As we catalogue and encode (via computers) humanity’s knowledge; with a parallel virtual world being assembled in front of our eyes – IP may assume greater importance, and be enforced ever more vigorously.



There are many forms of IP: patents, circuit layout design protection, plant breeder’s rights, indigenous IP rights, confidential information, trade marks, passing off, copyright, moral rights, database rights, unregistered designs/design rights, registered designs… The most important however are:

the-thinkerPatents: Protect what makes things work – like what makes a jet engine spin or the chemical formula of a drug. They must be novel, industrially applicable inventions, that require an inventive step. They can last up to 20 yrs.

Trade Marks: Distinctive signs (like words and logos) that graphically distinguish goods and services in the marketplace. They function like ‘badges of origin’ and a form of advertising. They may be renewed indefinitely.

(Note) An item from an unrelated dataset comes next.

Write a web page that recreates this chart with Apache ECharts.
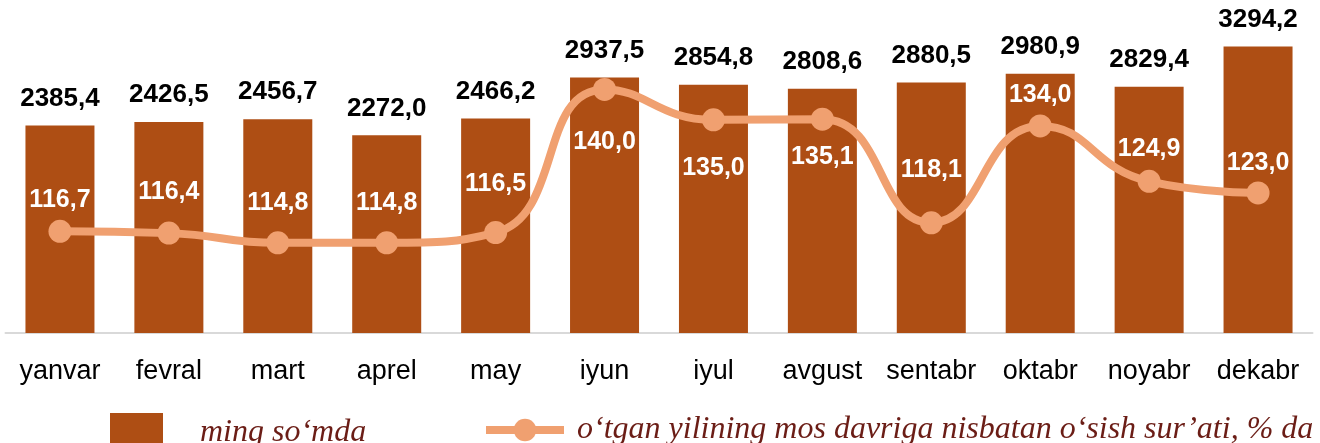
<!DOCTYPE html>
<html>
<head>
<meta charset="utf-8">
<script src="https://cdn.jsdelivr.net/npm/echarts@6/dist/echarts.min.js"></script>
<style>
  html, body { margin: 0; padding: 0; background: #fff; }
  #chart { width: 1320px; height: 443px; }
</style>
</head>
<body>
<div id="chart"></div>
<script>
  'use strict';

  const months = ['yanvar', 'fevral', 'mart', 'aprel', 'may', 'iyun', 'iyul', 'avgust', 'sentabr', 'oktabr', 'noyabr', 'dekabr'];
  const amountValues = [2385.4, 2426.5, 2456.7, 2272.0, 2466.2, 2937.5, 2854.8, 2808.6, 2880.5, 2980.9, 2829.4, 3294.2];
  const growthValues = [116.7, 116.4, 114.8, 114.8, 116.5, 140.0, 135.0, 135.1, 118.1, 134.0, 124.9, 123.0];
  const barName = 'ming so‘mda';
  const lineName = 'o‘tgan yilining mos davriga nisbatan o‘sish sur’ati, % da';

  // vertical shift of each growth label from its point (px)
  const growthLabelDy = [-31, -41, -40, -40, -48, 53, 48, 38, -53, -31, -32, -30];

  const fmt = (v) => v.toFixed(1).replace('.', ',');

  const legendText = {
    fontFamily: 'Liberation Serif',
    fontStyle: 'italic',
    fontSize: 32,
    color: '#6B1D16'
  };

  const chart = echarts.init(document.getElementById('chart'), null, { renderer: 'canvas' });

  chart.setOption({
    animation: false,
    backgroundColor: '#ffffff',
    textStyle: { fontFamily: 'Liberation Sans, Arial, sans-serif' },
    grid: { left: 5.5, right: 7.5, top: 28.5, bottom: 110, containLabel: false },
    legend: [
      {
        data: [barName],
        left: 105,
        top: 408,
        icon: 'rect',
        itemWidth: 53,
        itemHeight: 40,
        textStyle: Object.assign({ padding: [0, 0, 10, 32] }, legendText)
      },
      {
        data: [lineName],
        left: 477,
        top: 409,
        itemWidth: 78,
        itemHeight: 28,
        lineStyle: { width: 8 },
        textStyle: Object.assign({ padding: [0, 0, 0, 8] }, legendText)
      }
    ],
    xAxis: {
      type: 'category',
      data: months,
      axisLine: { lineStyle: { color: '#d9d9d9', width: 2 } },
      axisTick: { show: false },
      axisLabel: { color: '#000', fontSize: 27, margin: 25, interval: 0 }
    },
    yAxis: [
      { type: 'value', min: 0, max: 3500, show: false, splitLine: { show: false } },
      { type: 'value', min: 100, max: 150, show: false, splitLine: { show: false } }
    ],
    series: [
      {
        name: barName,
        type: 'bar',
        data: amountValues,
        barWidth: 69,
        itemStyle: { color: '#AE4E14' },
        label: {
          show: true,
          position: 'top',
          distance: 14,
          color: '#000',
          fontWeight: 'bold',
          fontSize: 26,
          formatter: (p) => fmt(p.value)
        },
        z: 1
      },
      {
        name: lineName,
        type: 'line',
        yAxisIndex: 1,
        data: growthValues.map((v, i) => ({
          value: v,
          label: { offset: [0, growthLabelDy[i]] }
        })),
        smooth: 0.5,
        symbol: 'circle',
        symbolSize: 23,
        lineStyle: { color: '#F0A070', width: 8 },
        itemStyle: { color: '#F0A070' },
        label: {
          show: true,
          position: 'inside',
          color: '#fff',
          fontWeight: 'bold',
          fontSize: 25,
          formatter: (p) => fmt(p.value)
        },
        z: 3
      }
    ]
  });
</script>
</body>
</html>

Designs: Protect the appearance of a product/logo, from the shape of a car to a toy. They can last up to 25 yrs, whilst the automatic design right can last up to 15 yrs.

Copyright: Is an automatic right which applies when the work is fixed, that is written or recorded in some way. Applicable to musical, literary, film media etc. The duration can be variable – but is often the life of the author +50 yrs.


Should IP even exist?

It is possible to present arguments both for and against the use of IPRs in a modern society. While there may be a case for indigenous IPRs and a tiered system for use on the unequal world stage (see TRIPS), it is widely held that, the current legal position of IPRs is both sensible and worthwhile to society – if only because it considers human nature. Others argue with some force, that innovation is actually far better fostered by prizes, secrecy, and other means rather than through the often asymmetric, slow legal system.



  • Unjust Enrichment: The creator of any IP has laboured to produce works that may in time bring a valuable contribution to society as a whole. Is it fair that others should ‘reap without sowing’? That they should be so unjustly enriched?
  • Natural ‘Rights’: What is property? both real (a house) and intangible (an idea). By labouring, the creator puts a boundary distinction and encloses a territory between themselves and the common. Whilst rights are generally a good thing we should think of them as useful devices that quite often simply don’t work; with the great debate as always being the drawing of reasonable boundaries.
  • Utilitarian: Much common law thinking (UK, US, CAN, AUS, NZ etc) is summarised by: that which provides the greatest benefit to the greatest number. If it works – then let it continue, despite various flaws and inefficiencies and the cost of implementation. Whilst other methods in certain circumstances may be more suitable e.g. direct government funding, they often suffer from lack of individual incentive and consequent mediocre results.
  • Law & Economics: Socially desirable investments may be deterred if IP creators cannot recoup their costs. Charging a price for a public good reduces access to it, making it artificially scarce, but increases the incentive to create it in the first place. The ‘power to exclude’ is often a complex series of dynamic trade-offs.



Ownerless and Costless

We are at the beginning of the information age. Even now we can effortlessly and almost instantly access vast tracts of ‘open’ knowledge at the click of a button. New thinking and developments are possible; and at a speed and a price not possible just 10 yrs ago. This stands in contrast to the bounded controlled knowledge protected under the rule-of-law by intellectual property rights.


The broad term: open source, covers many ideals. In time, it is hoped Arclight™ itself and any spin-offs, can become true ‘commons’ projects.